**Information shown:**
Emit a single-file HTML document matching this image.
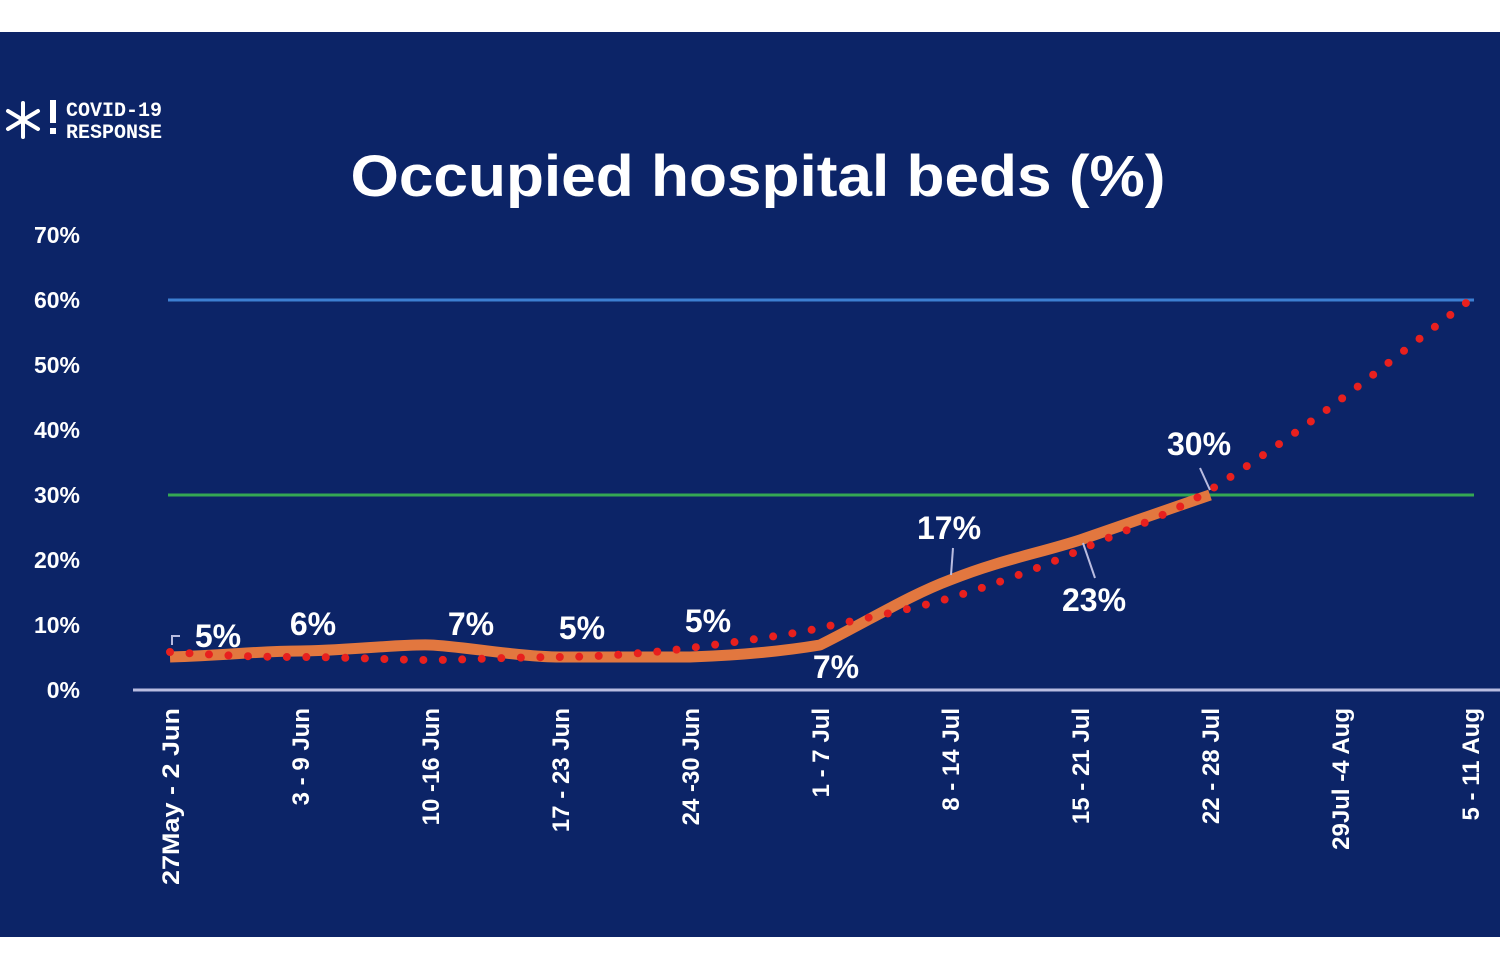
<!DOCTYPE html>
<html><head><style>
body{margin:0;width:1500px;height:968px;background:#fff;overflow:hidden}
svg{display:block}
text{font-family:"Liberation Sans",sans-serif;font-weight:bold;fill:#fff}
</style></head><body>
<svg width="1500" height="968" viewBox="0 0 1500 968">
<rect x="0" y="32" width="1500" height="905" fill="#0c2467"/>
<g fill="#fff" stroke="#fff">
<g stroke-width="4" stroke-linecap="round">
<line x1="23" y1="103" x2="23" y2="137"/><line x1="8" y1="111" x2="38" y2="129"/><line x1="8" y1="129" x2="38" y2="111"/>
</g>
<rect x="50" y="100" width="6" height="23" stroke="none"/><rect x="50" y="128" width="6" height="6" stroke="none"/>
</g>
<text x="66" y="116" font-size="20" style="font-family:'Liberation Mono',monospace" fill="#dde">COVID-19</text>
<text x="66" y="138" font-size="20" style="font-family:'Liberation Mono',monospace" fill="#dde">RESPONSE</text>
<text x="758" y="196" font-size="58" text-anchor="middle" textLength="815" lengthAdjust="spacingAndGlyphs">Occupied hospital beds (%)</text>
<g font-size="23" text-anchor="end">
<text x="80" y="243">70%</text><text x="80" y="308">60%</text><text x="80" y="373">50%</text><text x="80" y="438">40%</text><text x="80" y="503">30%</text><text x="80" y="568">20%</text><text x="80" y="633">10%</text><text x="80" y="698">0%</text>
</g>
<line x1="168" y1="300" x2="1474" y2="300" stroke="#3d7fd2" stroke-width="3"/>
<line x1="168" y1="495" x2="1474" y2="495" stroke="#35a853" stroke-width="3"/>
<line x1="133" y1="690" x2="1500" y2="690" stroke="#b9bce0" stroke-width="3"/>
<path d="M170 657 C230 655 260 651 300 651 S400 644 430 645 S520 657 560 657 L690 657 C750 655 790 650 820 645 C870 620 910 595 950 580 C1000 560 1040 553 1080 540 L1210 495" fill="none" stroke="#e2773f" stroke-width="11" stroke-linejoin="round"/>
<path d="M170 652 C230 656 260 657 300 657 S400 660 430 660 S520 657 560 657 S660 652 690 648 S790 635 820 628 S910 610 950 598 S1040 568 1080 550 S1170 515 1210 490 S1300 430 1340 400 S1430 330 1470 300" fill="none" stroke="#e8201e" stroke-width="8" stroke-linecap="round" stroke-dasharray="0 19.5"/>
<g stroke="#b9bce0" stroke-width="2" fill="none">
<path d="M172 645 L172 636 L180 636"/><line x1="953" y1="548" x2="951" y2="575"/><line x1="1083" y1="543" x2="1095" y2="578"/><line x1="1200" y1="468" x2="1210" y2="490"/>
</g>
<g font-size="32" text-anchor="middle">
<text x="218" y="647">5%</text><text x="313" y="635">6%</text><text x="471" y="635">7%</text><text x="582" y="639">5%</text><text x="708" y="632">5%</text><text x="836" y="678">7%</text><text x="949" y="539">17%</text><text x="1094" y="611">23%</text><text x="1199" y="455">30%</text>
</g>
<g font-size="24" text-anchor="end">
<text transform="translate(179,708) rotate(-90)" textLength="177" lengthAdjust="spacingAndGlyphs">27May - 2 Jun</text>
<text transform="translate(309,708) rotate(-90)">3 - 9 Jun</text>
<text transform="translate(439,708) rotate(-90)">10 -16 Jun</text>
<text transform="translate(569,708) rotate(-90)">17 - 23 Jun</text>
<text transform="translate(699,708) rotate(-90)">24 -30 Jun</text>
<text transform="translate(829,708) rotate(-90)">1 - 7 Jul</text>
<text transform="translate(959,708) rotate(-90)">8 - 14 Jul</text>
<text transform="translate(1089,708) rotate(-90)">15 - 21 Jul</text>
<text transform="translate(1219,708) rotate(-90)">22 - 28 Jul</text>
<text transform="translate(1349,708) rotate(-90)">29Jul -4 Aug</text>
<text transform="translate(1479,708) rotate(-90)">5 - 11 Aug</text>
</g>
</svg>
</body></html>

**Instructions to follow:**
Are you able to set down all the lines above exactly, without any pictures?

**Solution to the exercise:**
Emit a single-file HTML document matching this image.
<!DOCTYPE html>
<html><head><style>
body{margin:0;width:1500px;height:968px;background:#fff;overflow:hidden}
svg{display:block}
text{font-family:"Liberation Sans",sans-serif;font-weight:bold;fill:#fff}
</style></head><body>
<svg width="1500" height="968" viewBox="0 0 1500 968">
<rect x="0" y="32" width="1500" height="905" fill="#0c2467"/>
<g fill="#fff" stroke="#fff">
<g stroke-width="4" stroke-linecap="round">
<line x1="23" y1="103" x2="23" y2="137"/><line x1="8" y1="111" x2="38" y2="129"/><line x1="8" y1="129" x2="38" y2="111"/>
</g>
<rect x="50" y="100" width="6" height="23" stroke="none"/><rect x="50" y="128" width="6" height="6" stroke="none"/>
</g>
<text x="66" y="116" font-size="20" style="font-family:'Liberation Mono',monospace" fill="#dde">COVID-19</text>
<text x="66" y="138" font-size="20" style="font-family:'Liberation Mono',monospace" fill="#dde">RESPONSE</text>
<text x="758" y="196" font-size="58" text-anchor="middle" textLength="815" lengthAdjust="spacingAndGlyphs">Occupied hospital beds (%)</text>
<g font-size="23" text-anchor="end">
<text x="80" y="243">70%</text><text x="80" y="308">60%</text><text x="80" y="373">50%</text><text x="80" y="438">40%</text><text x="80" y="503">30%</text><text x="80" y="568">20%</text><text x="80" y="633">10%</text><text x="80" y="698">0%</text>
</g>
<line x1="168" y1="300" x2="1474" y2="300" stroke="#3d7fd2" stroke-width="3"/>
<line x1="168" y1="495" x2="1474" y2="495" stroke="#35a853" stroke-width="3"/>
<line x1="133" y1="690" x2="1500" y2="690" stroke="#b9bce0" stroke-width="3"/>
<path d="M170 657 C230 655 260 651 300 651 S400 644 430 645 S520 657 560 657 L690 657 C750 655 790 650 820 645 C870 620 910 595 950 580 C1000 560 1040 553 1080 540 L1210 495" fill="none" stroke="#e2773f" stroke-width="11" stroke-linejoin="round"/>
<path d="M170 652 C230 656 260 657 300 657 S400 660 430 660 S520 657 560 657 S660 652 690 648 S790 635 820 628 S910 610 950 598 S1040 568 1080 550 S1170 515 1210 490 S1300 430 1340 400 S1430 330 1470 300" fill="none" stroke="#e8201e" stroke-width="8" stroke-linecap="round" stroke-dasharray="0 19.5"/>
<g stroke="#b9bce0" stroke-width="2" fill="none">
<path d="M172 645 L172 636 L180 636"/><line x1="953" y1="548" x2="951" y2="575"/><line x1="1083" y1="543" x2="1095" y2="578"/><line x1="1200" y1="468" x2="1210" y2="490"/>
</g>
<g font-size="32" text-anchor="middle">
<text x="218" y="647">5%</text><text x="313" y="635">6%</text><text x="471" y="635">7%</text><text x="582" y="639">5%</text><text x="708" y="632">5%</text><text x="836" y="678">7%</text><text x="949" y="539">17%</text><text x="1094" y="611">23%</text><text x="1199" y="455">30%</text>
</g>
<g font-size="24" text-anchor="end">
<text transform="translate(179,708) rotate(-90)" textLength="177" lengthAdjust="spacingAndGlyphs">27May - 2 Jun</text>
<text transform="translate(309,708) rotate(-90)">3 - 9 Jun</text>
<text transform="translate(439,708) rotate(-90)">10 -16 Jun</text>
<text transform="translate(569,708) rotate(-90)">17 - 23 Jun</text>
<text transform="translate(699,708) rotate(-90)">24 -30 Jun</text>
<text transform="translate(829,708) rotate(-90)">1 - 7 Jul</text>
<text transform="translate(959,708) rotate(-90)">8 - 14 Jul</text>
<text transform="translate(1089,708) rotate(-90)">15 - 21 Jul</text>
<text transform="translate(1219,708) rotate(-90)">22 - 28 Jul</text>
<text transform="translate(1349,708) rotate(-90)">29Jul -4 Aug</text>
<text transform="translate(1479,708) rotate(-90)">5 - 11 Aug</text>
</g>
</svg>
</body></html>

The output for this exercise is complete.